● DIRECTION
Retype, exactly as they stand, the lines from the start of the data to the line that contains "var ticks1 = [-0.2, -0.1, 0.0];", both ends included. Leave the pictures out.

● Plotting code records
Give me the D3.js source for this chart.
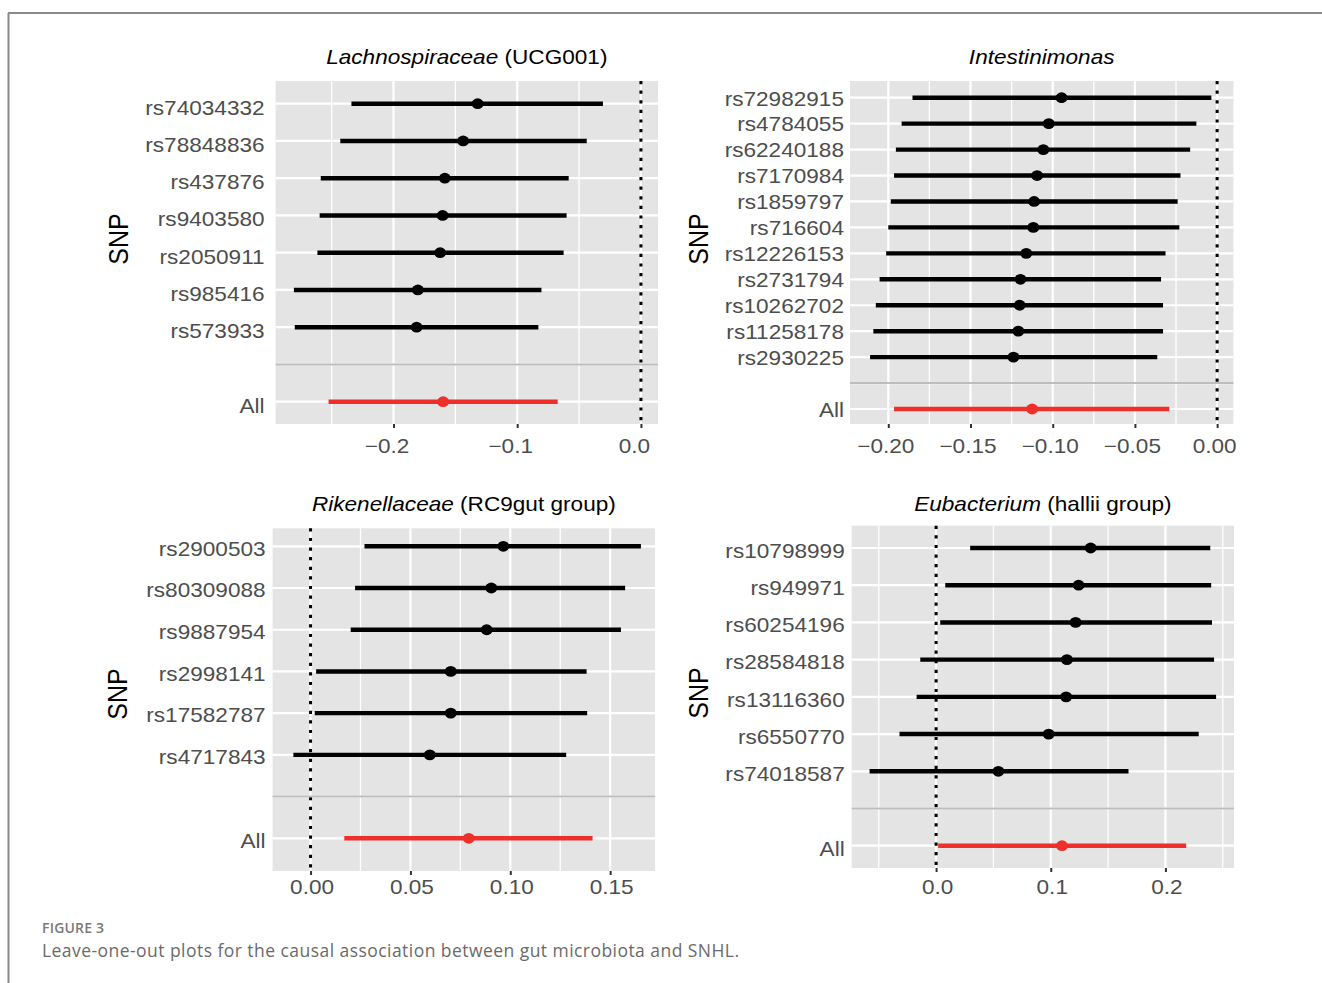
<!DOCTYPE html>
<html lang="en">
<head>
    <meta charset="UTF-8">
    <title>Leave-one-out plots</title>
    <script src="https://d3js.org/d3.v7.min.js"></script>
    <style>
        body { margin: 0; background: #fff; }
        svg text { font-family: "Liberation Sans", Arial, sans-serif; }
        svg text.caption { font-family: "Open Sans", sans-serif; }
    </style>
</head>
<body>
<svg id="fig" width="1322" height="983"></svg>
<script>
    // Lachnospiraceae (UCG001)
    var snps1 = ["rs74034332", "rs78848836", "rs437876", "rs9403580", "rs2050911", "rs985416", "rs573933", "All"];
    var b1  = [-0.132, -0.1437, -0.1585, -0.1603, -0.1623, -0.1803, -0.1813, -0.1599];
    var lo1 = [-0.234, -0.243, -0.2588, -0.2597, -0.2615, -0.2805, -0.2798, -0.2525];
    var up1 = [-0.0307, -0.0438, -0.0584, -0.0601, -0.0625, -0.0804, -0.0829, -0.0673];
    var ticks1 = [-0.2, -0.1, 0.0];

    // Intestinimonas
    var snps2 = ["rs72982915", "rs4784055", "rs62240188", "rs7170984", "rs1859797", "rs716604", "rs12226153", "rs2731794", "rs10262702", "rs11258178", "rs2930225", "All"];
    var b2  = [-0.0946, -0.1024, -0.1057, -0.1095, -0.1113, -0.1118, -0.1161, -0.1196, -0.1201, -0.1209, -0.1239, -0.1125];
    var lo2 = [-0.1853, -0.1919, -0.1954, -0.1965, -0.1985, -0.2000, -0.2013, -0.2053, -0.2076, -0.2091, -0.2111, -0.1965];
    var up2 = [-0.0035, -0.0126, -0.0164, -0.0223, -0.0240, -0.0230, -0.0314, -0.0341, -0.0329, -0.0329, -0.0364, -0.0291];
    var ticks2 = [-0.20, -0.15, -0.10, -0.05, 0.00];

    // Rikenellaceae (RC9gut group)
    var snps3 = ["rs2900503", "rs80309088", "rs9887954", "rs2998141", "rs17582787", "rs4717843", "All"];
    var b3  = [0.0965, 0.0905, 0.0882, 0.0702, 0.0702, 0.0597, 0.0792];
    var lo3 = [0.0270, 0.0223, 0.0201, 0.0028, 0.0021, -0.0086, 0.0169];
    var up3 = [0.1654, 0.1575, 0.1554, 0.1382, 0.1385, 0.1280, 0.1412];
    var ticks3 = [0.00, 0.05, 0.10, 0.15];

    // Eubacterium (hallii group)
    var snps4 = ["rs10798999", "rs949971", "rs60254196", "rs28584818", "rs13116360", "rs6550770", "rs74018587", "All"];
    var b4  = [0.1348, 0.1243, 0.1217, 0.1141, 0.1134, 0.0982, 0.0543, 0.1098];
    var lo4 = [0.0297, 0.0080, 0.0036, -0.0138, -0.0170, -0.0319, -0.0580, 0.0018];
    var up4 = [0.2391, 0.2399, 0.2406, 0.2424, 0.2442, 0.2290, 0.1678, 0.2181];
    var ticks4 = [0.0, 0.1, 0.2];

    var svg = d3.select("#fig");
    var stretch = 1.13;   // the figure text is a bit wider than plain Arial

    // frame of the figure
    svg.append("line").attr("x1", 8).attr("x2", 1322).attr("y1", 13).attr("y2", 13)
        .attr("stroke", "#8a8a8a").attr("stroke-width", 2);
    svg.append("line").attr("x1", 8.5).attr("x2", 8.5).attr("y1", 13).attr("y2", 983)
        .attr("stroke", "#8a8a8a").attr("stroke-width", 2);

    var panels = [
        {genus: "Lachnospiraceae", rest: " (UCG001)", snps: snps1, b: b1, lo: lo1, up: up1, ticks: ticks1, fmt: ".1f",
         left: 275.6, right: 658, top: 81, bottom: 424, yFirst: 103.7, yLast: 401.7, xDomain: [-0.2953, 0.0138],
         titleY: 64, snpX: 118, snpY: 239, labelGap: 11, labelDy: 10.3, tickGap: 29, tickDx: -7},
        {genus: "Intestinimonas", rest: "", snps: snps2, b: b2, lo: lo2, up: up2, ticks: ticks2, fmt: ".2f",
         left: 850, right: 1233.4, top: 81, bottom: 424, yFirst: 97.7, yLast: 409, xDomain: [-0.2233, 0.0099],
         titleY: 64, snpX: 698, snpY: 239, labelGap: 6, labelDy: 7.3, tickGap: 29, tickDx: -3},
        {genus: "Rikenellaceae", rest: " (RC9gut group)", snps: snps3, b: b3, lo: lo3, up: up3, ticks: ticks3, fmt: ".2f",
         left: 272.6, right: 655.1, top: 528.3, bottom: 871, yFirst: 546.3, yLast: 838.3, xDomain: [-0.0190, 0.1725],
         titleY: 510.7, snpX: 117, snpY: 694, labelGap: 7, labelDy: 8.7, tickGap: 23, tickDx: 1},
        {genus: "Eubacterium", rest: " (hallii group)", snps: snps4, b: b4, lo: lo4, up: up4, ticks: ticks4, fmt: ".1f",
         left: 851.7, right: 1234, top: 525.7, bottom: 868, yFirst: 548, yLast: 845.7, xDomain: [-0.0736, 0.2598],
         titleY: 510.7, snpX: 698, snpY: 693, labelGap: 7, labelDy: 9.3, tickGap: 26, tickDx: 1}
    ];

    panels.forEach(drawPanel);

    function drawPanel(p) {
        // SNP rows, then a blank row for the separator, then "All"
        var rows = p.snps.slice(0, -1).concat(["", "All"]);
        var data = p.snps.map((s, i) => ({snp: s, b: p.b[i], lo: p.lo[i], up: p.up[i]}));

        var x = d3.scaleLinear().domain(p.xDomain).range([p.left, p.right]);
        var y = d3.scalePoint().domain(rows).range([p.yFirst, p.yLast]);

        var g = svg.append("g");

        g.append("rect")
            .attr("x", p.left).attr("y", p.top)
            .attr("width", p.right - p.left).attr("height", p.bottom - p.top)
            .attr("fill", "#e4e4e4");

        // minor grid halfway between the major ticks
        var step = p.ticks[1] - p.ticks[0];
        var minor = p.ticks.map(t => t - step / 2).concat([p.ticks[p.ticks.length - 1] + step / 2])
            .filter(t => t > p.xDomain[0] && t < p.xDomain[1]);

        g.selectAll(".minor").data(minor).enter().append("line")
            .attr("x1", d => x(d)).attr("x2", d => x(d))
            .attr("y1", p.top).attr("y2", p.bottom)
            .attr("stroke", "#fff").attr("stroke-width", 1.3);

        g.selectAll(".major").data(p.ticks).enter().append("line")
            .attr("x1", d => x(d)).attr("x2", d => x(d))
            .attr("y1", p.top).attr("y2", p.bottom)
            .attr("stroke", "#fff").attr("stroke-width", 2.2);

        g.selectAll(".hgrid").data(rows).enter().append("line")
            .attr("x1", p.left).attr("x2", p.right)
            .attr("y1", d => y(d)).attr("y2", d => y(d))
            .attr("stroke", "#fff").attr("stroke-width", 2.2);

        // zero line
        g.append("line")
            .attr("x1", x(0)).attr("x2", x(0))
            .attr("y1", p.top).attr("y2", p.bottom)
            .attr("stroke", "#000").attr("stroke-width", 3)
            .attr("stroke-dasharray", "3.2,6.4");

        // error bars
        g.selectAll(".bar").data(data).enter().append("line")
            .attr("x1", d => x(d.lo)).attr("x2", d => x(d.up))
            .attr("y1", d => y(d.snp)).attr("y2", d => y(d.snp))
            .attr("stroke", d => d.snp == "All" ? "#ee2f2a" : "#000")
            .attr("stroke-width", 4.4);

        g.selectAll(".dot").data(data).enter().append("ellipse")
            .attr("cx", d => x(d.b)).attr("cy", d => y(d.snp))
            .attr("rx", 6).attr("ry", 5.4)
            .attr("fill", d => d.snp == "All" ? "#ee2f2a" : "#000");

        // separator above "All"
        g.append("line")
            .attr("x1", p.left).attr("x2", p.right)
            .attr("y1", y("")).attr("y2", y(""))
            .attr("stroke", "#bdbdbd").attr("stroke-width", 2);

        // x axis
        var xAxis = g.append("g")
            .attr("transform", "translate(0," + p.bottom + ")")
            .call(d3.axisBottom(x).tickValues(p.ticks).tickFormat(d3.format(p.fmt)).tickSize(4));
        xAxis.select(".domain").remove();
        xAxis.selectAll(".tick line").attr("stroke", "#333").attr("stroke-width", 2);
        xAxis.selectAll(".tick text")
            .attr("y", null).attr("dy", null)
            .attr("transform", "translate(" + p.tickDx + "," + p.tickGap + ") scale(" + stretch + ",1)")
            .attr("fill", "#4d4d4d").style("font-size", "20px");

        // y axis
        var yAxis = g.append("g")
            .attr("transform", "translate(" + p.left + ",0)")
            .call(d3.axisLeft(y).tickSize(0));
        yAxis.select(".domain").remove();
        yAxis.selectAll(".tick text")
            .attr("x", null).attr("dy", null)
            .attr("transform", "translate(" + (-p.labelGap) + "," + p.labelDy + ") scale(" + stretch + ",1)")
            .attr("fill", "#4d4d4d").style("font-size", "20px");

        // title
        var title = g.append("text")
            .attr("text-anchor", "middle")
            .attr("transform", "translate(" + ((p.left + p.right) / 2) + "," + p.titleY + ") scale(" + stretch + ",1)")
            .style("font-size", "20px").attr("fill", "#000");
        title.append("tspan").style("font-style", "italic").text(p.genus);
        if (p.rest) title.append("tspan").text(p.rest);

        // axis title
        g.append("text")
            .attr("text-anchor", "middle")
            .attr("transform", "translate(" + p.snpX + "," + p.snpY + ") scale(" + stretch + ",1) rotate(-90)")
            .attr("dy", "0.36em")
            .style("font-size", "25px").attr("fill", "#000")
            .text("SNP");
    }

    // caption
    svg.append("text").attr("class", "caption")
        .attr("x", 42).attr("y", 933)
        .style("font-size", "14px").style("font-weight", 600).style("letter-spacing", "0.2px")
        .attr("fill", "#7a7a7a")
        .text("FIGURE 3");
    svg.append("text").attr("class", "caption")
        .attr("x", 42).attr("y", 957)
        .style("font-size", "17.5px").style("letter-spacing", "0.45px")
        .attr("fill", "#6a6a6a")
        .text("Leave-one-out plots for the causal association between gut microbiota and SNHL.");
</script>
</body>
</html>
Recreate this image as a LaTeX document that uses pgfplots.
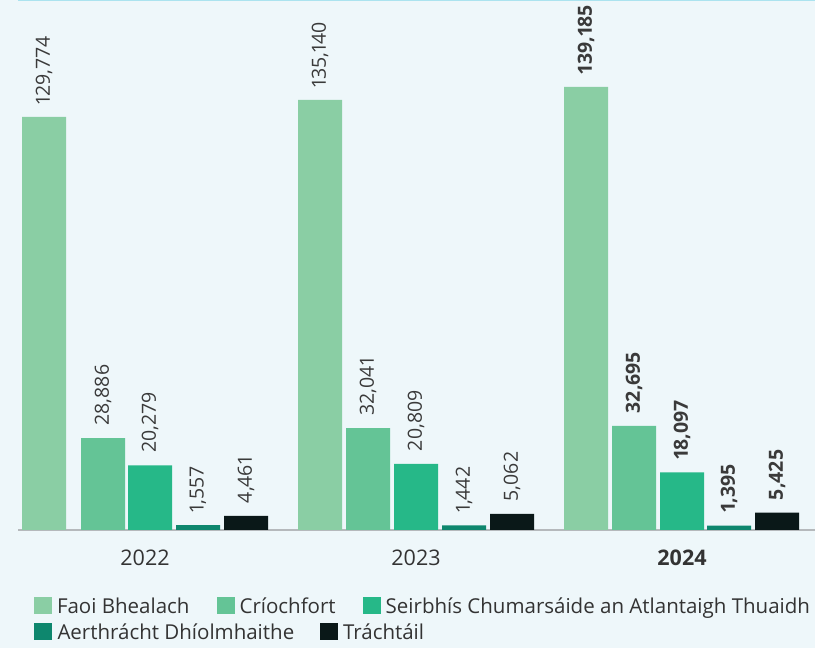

● RESPONSE TO THE EXERCISE
Give me the D3.js source for this chart.
<!DOCTYPE html>
<html lang="en">
<head>
    <meta charset="UTF-8">
    <title>Leave-one-out plots</title>
    <script src="https://d3js.org/d3.v7.min.js"></script>
    <style>
        body { margin: 0; background: #fff; }
        svg text { font-family: "Liberation Sans", Arial, sans-serif; }
        svg text.caption { font-family: "Open Sans", sans-serif; }
    </style>
</head>
<body>
<svg id="fig" width="1322" height="983"></svg>
<script>
    // Lachnospiraceae (UCG001)
    var snps1 = ["rs74034332", "rs78848836", "rs437876", "rs9403580", "rs2050911", "rs985416", "rs573933", "All"];
    var b1  = [-0.132, -0.1437, -0.1585, -0.1603, -0.1623, -0.1803, -0.1813, -0.1599];
    var lo1 = [-0.234, -0.243, -0.2588, -0.2597, -0.2615, -0.2805, -0.2798, -0.2525];
    var up1 = [-0.0307, -0.0438, -0.0584, -0.0601, -0.0625, -0.0804, -0.0829, -0.0673];
    var ticks1 = [-0.2, -0.1, 0.0];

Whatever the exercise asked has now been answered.